1 Definition : Data dredging involves creating misleading relationships in a dataset. It's the equivalent of looking for an answer (any answer) before having phrased the question. It is a misuse of the techniques of data-mining and statistical analyses, such as regression analysis, with a manipulative intention.

Relationships found by dredging data might appear valid within the test set but they have no statistical signific ance in the wider population. It has become very popular since the advent of very large databases and the use of relational database technology.

We should note that data dredging can sometimes be a valid way of finding a possible hypothesis. But such a hypothesis must then be tested with data not in the original dredged dataset. It is misused when a hypothesis is stated as a fact without further validation and is only tested using data that actually originated the hypothesis in the first place .

Data dredging occurs when researchers browse data looking for relationships rather than forming a hypothesis before looking at the data. Another example is when subsets of data are deliberately chosen to create the illusion of significant patterns in deliberately narrowed down data sets.

In data dredging, large compilations of data are examined to find a correlation, without any pre-defined choice of a hypothesis to be tested. Since the required confidence interval to establish a relationship between two parameters is usually chosen to be 95% (meaning that there is a 95% chance that the relationship observed is not due to random chance), there is a thus a 5% chance of finding a correlation between any two sets of completely random variables.

Because data dredging exercises typically examine large datasets with many variables, it is almost certain that apparently statistically significant results will be found somewhere in the data, even though they are entirely spurious and coincidental.
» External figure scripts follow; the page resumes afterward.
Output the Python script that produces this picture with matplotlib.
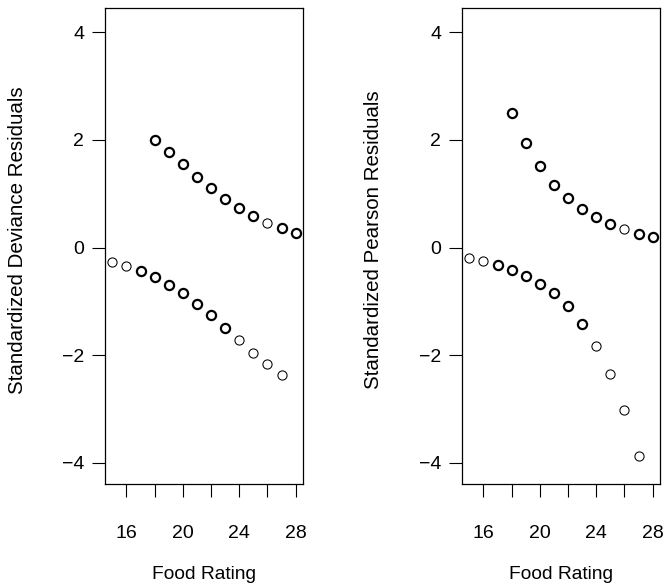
import matplotlib
matplotlib.use("Agg")
from matplotlib import pyplot as plt
import numpy as np

plt.rcParams["font.family"] = ["Liberation Sans", "DejaVu Sans"]

# food rating values for the two branches
food_upper = [18, 19, 20, 21, 22, 23, 24, 25, 26, 27, 28]
food_lower = [15, 16, 17, 18, 19, 20, 21, 22, 23, 24, 25, 26, 27]

# standardized deviance residuals
dev_upper = [2.00, 1.77, 1.55, 1.32, 1.11, 0.90, 0.74, 0.58, 0.46, 0.37, 0.28]
dev_lower = [-0.27, -0.34, -0.43, -0.54, -0.69, -0.85, -1.04, -1.26, -1.49,
             -1.71, -1.95, -2.16, -2.37]

# standardized pearson residuals
pear_upper = [2.50, 1.94, 1.51, 1.17, 0.92, 0.71, 0.56, 0.43, 0.34, 0.26, 0.20]
pear_lower = [-0.19, -0.25, -0.32, -0.41, -0.52, -0.67, -0.85, -1.09, -1.42,
              -1.82, -2.34, -3.01, -3.87]

# number of overplotted observations at each point
n_upper = [2, 2, 2, 2, 2, 2, 2, 2, 1, 2, 2]
n_lower = [1, 1, 2, 2, 2, 2, 2, 2, 2, 1, 1, 1, 1]

x_ticks = [16, 18, 20, 22, 24, 26, 28]
x_ticklabels = ["16", "", "20", "", "24", "", "28"]
y_ticks = [-4, -2, 0, 2, 4]
y_ticklabels = ["\u22124", "\u22122", "0", "2", "4"]


def tegn_punkter(ax, x, y, n):
    for xi, yi, ni in zip(x, y, n):
        ax.plot(xi, yi, "o", ms=6.6, mfc="none", mec="black",
                mew=0.75 if ni == 1 else 1.6)


def sett_opp(ax, ylabel):
    ax.set_xlim(14.48, 28.52)
    ax.set_ylim(-4.39, 4.45)
    ax.set_xticks(x_ticks)
    ax.set_xticklabels(x_ticklabels)
    ax.set_yticks(y_ticks)
    ax.set_yticklabels(y_ticklabels)
    ax.tick_params(axis="both", length=9.5, width=0.8, labelsize=14)
    ax.tick_params(axis="x", pad=20)
    ax.tick_params(axis="y", pad=5.5)
    for spine in ax.spines.values():
        spine.set_linewidth(0.9)
    ax.set_xlabel("Food Rating", fontsize=13.8)
    ax.xaxis.set_label_coords(0.5, -0.172)
    ax.set_ylabel(ylabel, fontsize=14.75)


fig = plt.figure(figsize=(6.65, 5.87), dpi=100)
ax1 = fig.add_axes([0.1579, 0.1755, 0.2977, 0.8109])
ax2 = fig.add_axes([0.6947, 0.1755, 0.2977, 0.8109])

tegn_punkter(ax1, food_upper, dev_upper, n_upper)
tegn_punkter(ax1, food_lower, dev_lower, n_lower)
sett_opp(ax1, "Standardized Deviance Residuals")
ax1.yaxis.set_label_coords(-0.392, 0.513)

tegn_punkter(ax2, food_upper, pear_upper, n_upper)
tegn_punkter(ax2, food_lower, pear_lower, n_lower)
sett_opp(ax2, "Standardized Pearson Residuals")
ax2.yaxis.set_label_coords(-0.397, 0.513)

fig.savefig("out.png", dpi=100)
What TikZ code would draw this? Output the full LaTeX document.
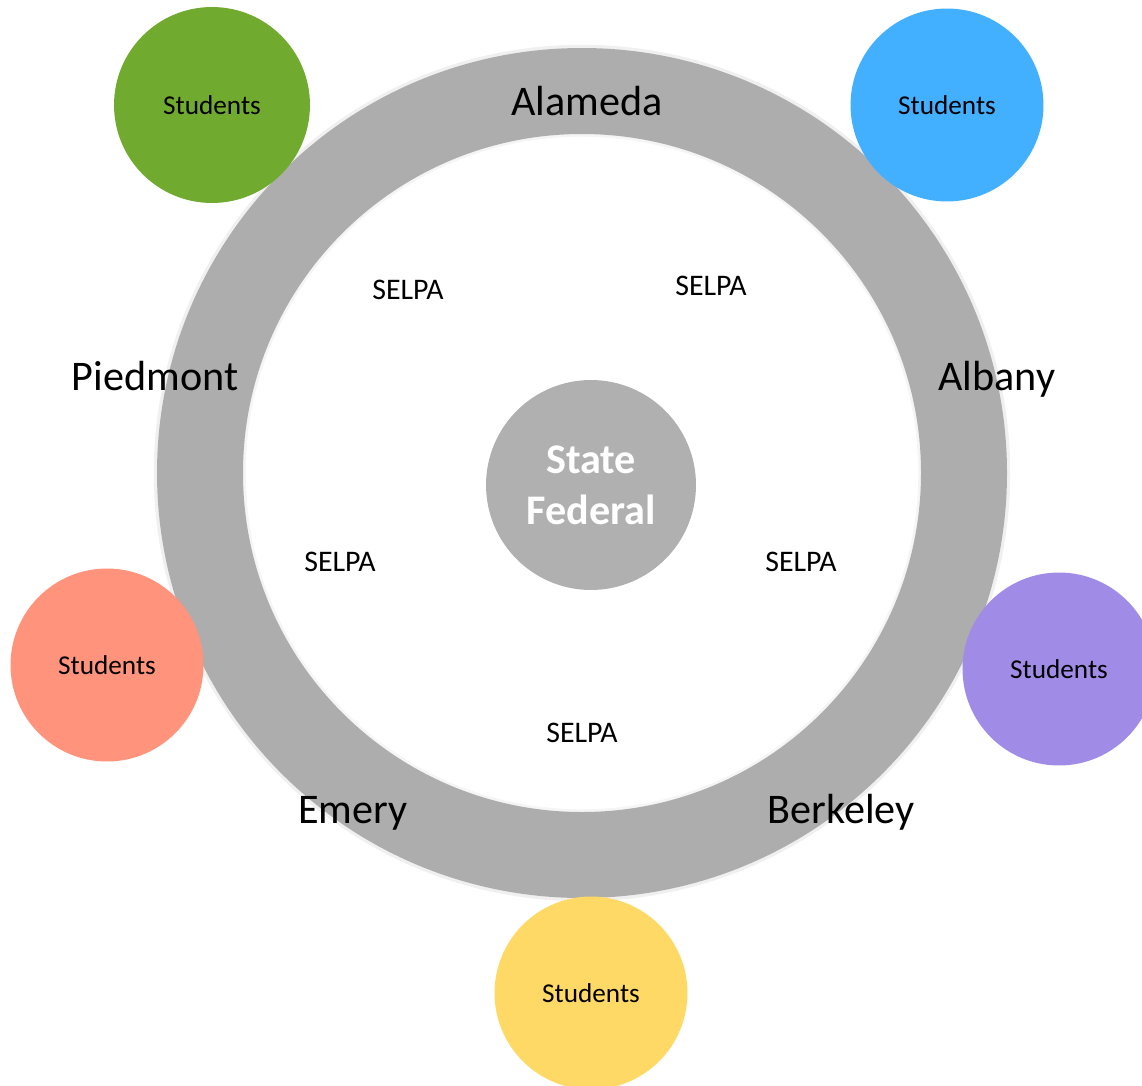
\documentclass[tikz,border=0pt]{standalone}
\usepackage{fontspec}
\setmainfont{Carlito}
\usetikzlibrary{positioning}

\definecolor{RingGray}{HTML}{ADADAD}
\definecolor{HubGray}{HTML}{B0B0B0}
\definecolor{PupilGreen}{HTML}{70AB2F}
\definecolor{PupilBlue}{HTML}{43B0FF}
\definecolor{PupilSalmon}{HTML}{FF937B}
\definecolor{PupilPurple}{HTML}{A08BE6}
\definecolor{PupilYellow}{HTML}{FFD966}

\begin{document}
\begin{tikzpicture}[x=0.02cm, y=-0.02cm]
		\tikzstyle{Pupil} 	= [circle, inner sep=0pt, minimum size=3.86cm, font=\fontsize{15.5}{18}\selectfont]
		\tikzstyle{Hub}		= [circle, inner sep=0pt, minimum size=4.2cm, fill=HubGray, text=white, align=center, font=\fontsize{24}{29}\selectfont\bfseries]
		\tikzstyle{Town}	= [anchor=base, font=\fontsize{24}{29}\selectfont]
		\tikzstyle{Selpa}	= [anchor=base, font=\fontsize{17}{20}\selectfont]

		\useasboundingbox (0,0) rectangle (1142,1085);
		\coordinate (c) at (582,473);

		% the ring with its soft edge
		\draw [line width=0.07cm, black!6] (c) circle [radius=426.5];
		\draw [line width=0.06cm, black!4] (c) circle [radius=337.8];
		\fill [RingGray, even odd rule] (c) circle [radius=425] (c) circle [radius=339];

		\node (hub) at (591,485) [Hub] {State\\Federal};

		\node (s1) at (212,105) [Pupil, fill=PupilGreen, minimum size=3.92cm] {Students};
		\node (s2) at (947,105) [Pupil, fill=PupilBlue] {Students};
		\node (s3) at (107,665) [Pupil, fill=PupilSalmon] {Students};
		\node (s4) at (1059,669) [Pupil, fill=PupilPurple] {Students};
		\node (s5) at (591,993) [Pupil, fill=PupilYellow] {Students};

		\node (alameda)  at (587,115) [Town] {Alameda};
		\node (piedmont) at (155,390) [Town] {Piedmont};
		\node (albany)   at (997,390) [Town] {Albany};
		\node (emery)    at (353,823) [Town] {Emery};
		\node (berkeley) at (841,823) [Town] {Berkeley};

		\node (p1) at (408,299) [Selpa] {SELPA};
		\node (p2) at (711,295) [Selpa] {SELPA};
		\node (p3) at (340,571) [Selpa] {SELPA};
		\node (p4) at (801,571) [Selpa] {SELPA};
		\node (p5) at (582,742) [Selpa] {SELPA};
	\end{tikzpicture}
\end{document}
This technique can be used in any field, but it is most often used in medical and other scientific research and the financial environment where interested parties fish the data for apparently interesting correlations and relationships.

For example, suppose that observers note that a particular town appears to have a cluster of cancers in their area , but the observers lack a firm hypothesis as to why this is . The researchers have access to a large amount of demographic data about the town and area, containing measurements for the area of hundreds of different mostly uncorrelated variables. Even if all these variables are independent of the cancer incidence rate, it is highly likely that at least one variable correlates significantly with the cancer rate. Whilst this may suggest a hypothesis, further testing using the same variables but with data from different locations is needed to confirm the hypothesis.

1.1 Traditional scientific methodology: For the lay reader it is important to understand the methodology used in conventional scientific research and how this provides safeguards against manipulative interference.

Conventional scientific method calls for a researcher to formulate a hypothesis, collect relevant data, use some method of statistical analysis to establish some form of correlation and then carry out a statistical significance test to see whether the results could be due to the effects of chance (the so-called null hypothesis). The results are then compared to the hypothesis to prove or disprove its truth.

A vital issue in proper statistical analysis is to test a hypothesis with data that was not used in constructing the hypothesis. This is central to the integrity of a scientific process , because every data set contains some patterns which are due entirely to chance.

If a hypothesis is not tested with a different dataset from the original study population then it is impossible to determine if the patterns found are chance patterns or whether they have some real significance. If we toss a coin 11 times and get heads 5 times and tails 6 times we could conclude a hypothesis that the coin favours tails between 6/11 - 7/11. However, testing this theory on the same data set will only confirm the theory and such confirmation will have no meaning. The statistical significance of the theory needs to be tested on a completely new , fresh dataset, using a new set of coin tossing results.